London City Farmhouse

Catrina Stewart (website)
The Bartlett School of Architecture, UCL
Unit 12 (website)
Brief: A vision for integrated agriculture and housing
Faculty: Matthew Butcher (website), Elizabeth Dow, Jonathan Hill


The Farmhouse project is a prototype that looks at forming new self-sufficient communities which integrate agriculture and housing within the city of London.

The Farmhouses and vertical colour gardens will be open to the public, and will rely on its colours and visitors to achieve self-sufficiency. Visitors and residents will be expected to make a donation of faeces, urine, hair or nail clippings when they visit the building. These will be used to produce water, compost and electricity for the Farmhouses. Methane gas released by the waste produced in biogas digesters can then be used directly or to produce electricity.

Without its public toilets the community would not be able to survive. The more visitors the building can attract the more power, food and water will be produced. New public toilets will be erected across the borough in order to collect human waste to power the Farmhouses. New communities will begin to grow around the more popular public toilets, creating new Farmhouses.

The Farmhouse project explores the use of colour to attract people to the building and entice them into using the public toilets by using the same principles used for colour in marketing and advertising. Colours are therefore used less for their aesthetics and more for their functional properties.

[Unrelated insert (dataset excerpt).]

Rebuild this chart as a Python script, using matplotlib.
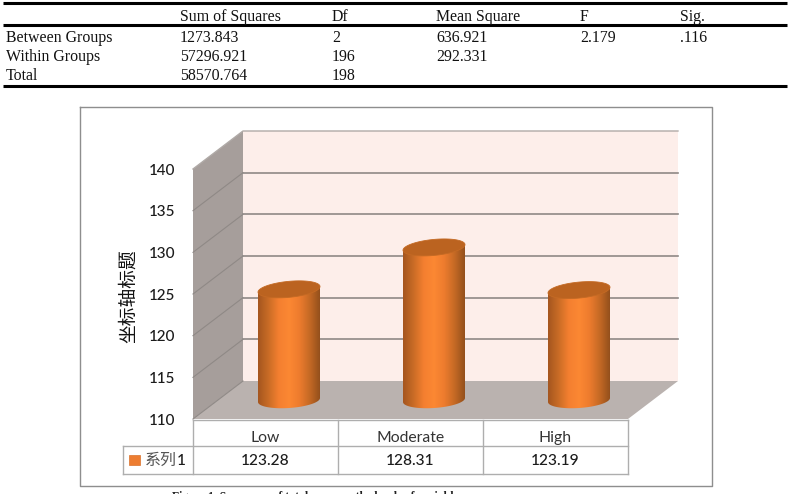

The project also looks at how the colours of the building may be altered and affected by the human waste deposited in the public toilets. Diets high in aluminium and other food additives will cause the colours of the flowers, and thus the architecture, to change and evolve in direct response to its residents and visitors.



New public toilets will be installed all around the borough to generate energy from the biodigesters. The most popular toilets will then cause new farmhouses to grow as communities begin to grow around the biodigesters.

A new congestion zone will be implemented around the Southwark borough where no petrol producing cars will be allowed through the gates, The congestion zone will be managed by green policemen who will be housed in small elevated police stations dotted around the borough.

London boroughs now have the duty, under section 40 of the Natural Environment and Rural Communities Act, to have regard for biodiversity. Currently parks and open spaces account for 12% of Southwark’s overall land use with 32 parks, this project will seek to increase this to at least 90% leaving only the transport roads free. New planning laws will be implemented in the borough where all new roofs, balconies and walls will need to be used to grow a certain quantity of vegetables or provide garden space.



Electric eels will be kept as pets in fish tanks to power the lifts. The innate electricity discharged by the eels will be harnessed every time the creatures brush up against sheets of copper wires placed along the inner surfaces of the glass. A conventional elevator in a 20 floor apartment block will use 100 Wh per round trip. 20 eels, producing 500 Wh each time they move, should ensure that the lift is constantly moving. When the lift stalls the eels will need to be woken up and excited to get the lift moving again.


It will be up to the residents to create their own personal space by lifting staircases and moving wall panels. Within the dwelling they will grow some of their own food, they will sleep on the stair-bed and they will be able to boil water for their morning tea in the solar kettle.


Citrus fruits are acidic and conduct a small amount of electricity through their juice. These will be used to generate power to run small room devices such as, clocks and LED lights. Each lemon will produce 1W. Two lemons will be needed to power one LED light. Twenty lemons will be needed to power one street light with ten LEDs, producing as much light as a conventional 40w light bulb. Oranges and lemons take an average of 6 months to decompose, however, if the lights begin to dim earlier, the fruits will need to be replaced sooner.


A giant solar oven will be used to cook food for the whole community in the Farmhouse.


The residents collect flatus bags from the cows and then empty them in the nearest gas container, the flatus is then filtered through a methane gas dryer which will eliminate all the other components of the flatus. The methane gas will be stored in a gas bag to then be used in the kitchen for lighting the fire to cook the food.